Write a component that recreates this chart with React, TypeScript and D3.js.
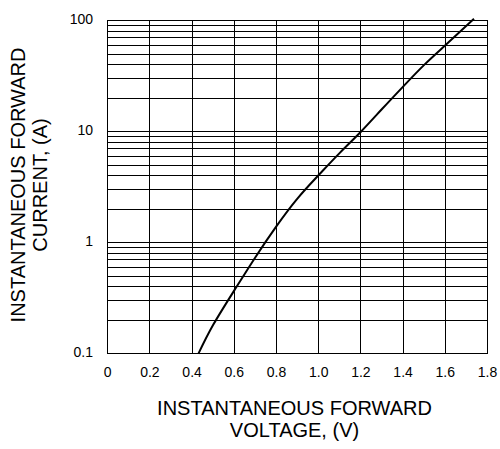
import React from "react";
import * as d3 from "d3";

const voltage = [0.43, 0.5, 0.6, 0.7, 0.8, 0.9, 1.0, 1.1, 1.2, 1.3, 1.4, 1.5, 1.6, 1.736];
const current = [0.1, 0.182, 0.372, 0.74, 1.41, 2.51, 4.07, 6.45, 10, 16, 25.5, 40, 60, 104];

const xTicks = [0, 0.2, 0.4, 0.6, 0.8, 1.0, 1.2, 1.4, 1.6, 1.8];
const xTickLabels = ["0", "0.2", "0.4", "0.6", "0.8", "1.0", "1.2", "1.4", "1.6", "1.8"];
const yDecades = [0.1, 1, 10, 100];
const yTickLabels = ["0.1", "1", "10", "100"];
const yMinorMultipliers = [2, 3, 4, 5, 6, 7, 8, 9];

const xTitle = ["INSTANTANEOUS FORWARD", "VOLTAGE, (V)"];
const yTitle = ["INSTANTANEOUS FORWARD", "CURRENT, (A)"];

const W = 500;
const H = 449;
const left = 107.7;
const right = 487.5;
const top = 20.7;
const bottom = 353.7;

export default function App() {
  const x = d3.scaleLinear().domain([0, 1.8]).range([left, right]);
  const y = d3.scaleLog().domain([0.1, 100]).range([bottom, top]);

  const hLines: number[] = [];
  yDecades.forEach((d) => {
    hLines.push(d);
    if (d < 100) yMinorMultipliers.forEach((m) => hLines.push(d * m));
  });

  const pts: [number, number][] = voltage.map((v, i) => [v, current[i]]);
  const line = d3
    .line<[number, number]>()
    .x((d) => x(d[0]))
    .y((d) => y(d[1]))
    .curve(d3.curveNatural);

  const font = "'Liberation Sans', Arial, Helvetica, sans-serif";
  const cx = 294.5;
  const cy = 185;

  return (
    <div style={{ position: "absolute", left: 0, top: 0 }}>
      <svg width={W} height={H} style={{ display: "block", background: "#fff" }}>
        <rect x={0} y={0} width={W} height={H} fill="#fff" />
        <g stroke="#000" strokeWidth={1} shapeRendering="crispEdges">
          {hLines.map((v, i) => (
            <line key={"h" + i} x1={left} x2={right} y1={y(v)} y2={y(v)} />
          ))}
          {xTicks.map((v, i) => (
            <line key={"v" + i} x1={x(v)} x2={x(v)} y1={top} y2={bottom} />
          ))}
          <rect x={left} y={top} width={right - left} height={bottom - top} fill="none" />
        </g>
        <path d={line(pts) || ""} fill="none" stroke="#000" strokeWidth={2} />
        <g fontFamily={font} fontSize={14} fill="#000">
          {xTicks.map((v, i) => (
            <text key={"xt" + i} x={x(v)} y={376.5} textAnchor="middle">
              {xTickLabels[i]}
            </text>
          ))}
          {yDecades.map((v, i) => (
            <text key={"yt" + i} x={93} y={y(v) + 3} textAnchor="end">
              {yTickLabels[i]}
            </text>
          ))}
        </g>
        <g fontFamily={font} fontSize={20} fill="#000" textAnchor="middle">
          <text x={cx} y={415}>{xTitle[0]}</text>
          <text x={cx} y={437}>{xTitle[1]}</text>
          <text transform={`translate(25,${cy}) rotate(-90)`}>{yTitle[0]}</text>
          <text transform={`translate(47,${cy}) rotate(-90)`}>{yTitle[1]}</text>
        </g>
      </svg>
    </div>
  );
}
#####
» OBJECTIVE: Omit the pictures and reproduce the listing exactly.

» SOLUTION FOR THIS TASK:
Write a component that recreates this chart with React, TypeScript and D3.js.
import React from "react";
import * as d3 from "d3";

const voltage = [0.43, 0.5, 0.6, 0.7, 0.8, 0.9, 1.0, 1.1, 1.2, 1.3, 1.4, 1.5, 1.6, 1.736];
const current = [0.1, 0.182, 0.372, 0.74, 1.41, 2.51, 4.07, 6.45, 10, 16, 25.5, 40, 60, 104];

const xTicks = [0, 0.2, 0.4, 0.6, 0.8, 1.0, 1.2, 1.4, 1.6, 1.8];
const xTickLabels = ["0", "0.2", "0.4", "0.6", "0.8", "1.0", "1.2", "1.4", "1.6", "1.8"];
const yDecades = [0.1, 1, 10, 100];
const yTickLabels = ["0.1", "1", "10", "100"];
const yMinorMultipliers = [2, 3, 4, 5, 6, 7, 8, 9];

const xTitle = ["INSTANTANEOUS FORWARD", "VOLTAGE, (V)"];
const yTitle = ["INSTANTANEOUS FORWARD", "CURRENT, (A)"];

const W = 500;
const H = 449;
const left = 107.7;
const right = 487.5;
const top = 20.7;
const bottom = 353.7;

export default function App() {
  const x = d3.scaleLinear().domain([0, 1.8]).range([left, right]);
  const y = d3.scaleLog().domain([0.1, 100]).range([bottom, top]);

  const hLines: number[] = [];
  yDecades.forEach((d) => {
    hLines.push(d);
    if (d < 100) yMinorMultipliers.forEach((m) => hLines.push(d * m));
  });

  const pts: [number, number][] = voltage.map((v, i) => [v, current[i]]);
  const line = d3
    .line<[number, number]>()
    .x((d) => x(d[0]))
    .y((d) => y(d[1]))
    .curve(d3.curveNatural);

  const font = "'Liberation Sans', Arial, Helvetica, sans-serif";
  const cx = 294.5;
  const cy = 185;

  return (
    <div style={{ position: "absolute", left: 0, top: 0 }}>
      <svg width={W} height={H} style={{ display: "block", background: "#fff" }}>
        <rect x={0} y={0} width={W} height={H} fill="#fff" />
        <g stroke="#000" strokeWidth={1} shapeRendering="crispEdges">
          {hLines.map((v, i) => (
            <line key={"h" + i} x1={left} x2={right} y1={y(v)} y2={y(v)} />
          ))}
          {xTicks.map((v, i) => (
            <line key={"v" + i} x1={x(v)} x2={x(v)} y1={top} y2={bottom} />
          ))}
          <rect x={left} y={top} width={right - left} height={bottom - top} fill="none" />
        </g>
        <path d={line(pts) || ""} fill="none" stroke="#000" strokeWidth={2} />
        <g fontFamily={font} fontSize={14} fill="#000">
          {xTicks.map((v, i) => (
            <text key={"xt" + i} x={x(v)} y={376.5} textAnchor="middle">
              {xTickLabels[i]}
            </text>
          ))}
          {yDecades.map((v, i) => (
            <text key={"yt" + i} x={93} y={y(v) + 3} textAnchor="end">
              {yTickLabels[i]}
            </text>
          ))}
        </g>
        <g fontFamily={font} fontSize={20} fill="#000" textAnchor="middle">
          <text x={cx} y={415}>{xTitle[0]}</text>
          <text x={cx} y={437}>{xTitle[1]}</text>
          <text transform={`translate(25,${cy}) rotate(-90)`}>{yTitle[0]}</text>
          <text transform={`translate(47,${cy}) rotate(-90)`}>{yTitle[1]}</text>
        </g>
      </svg>
    </div>
  );
}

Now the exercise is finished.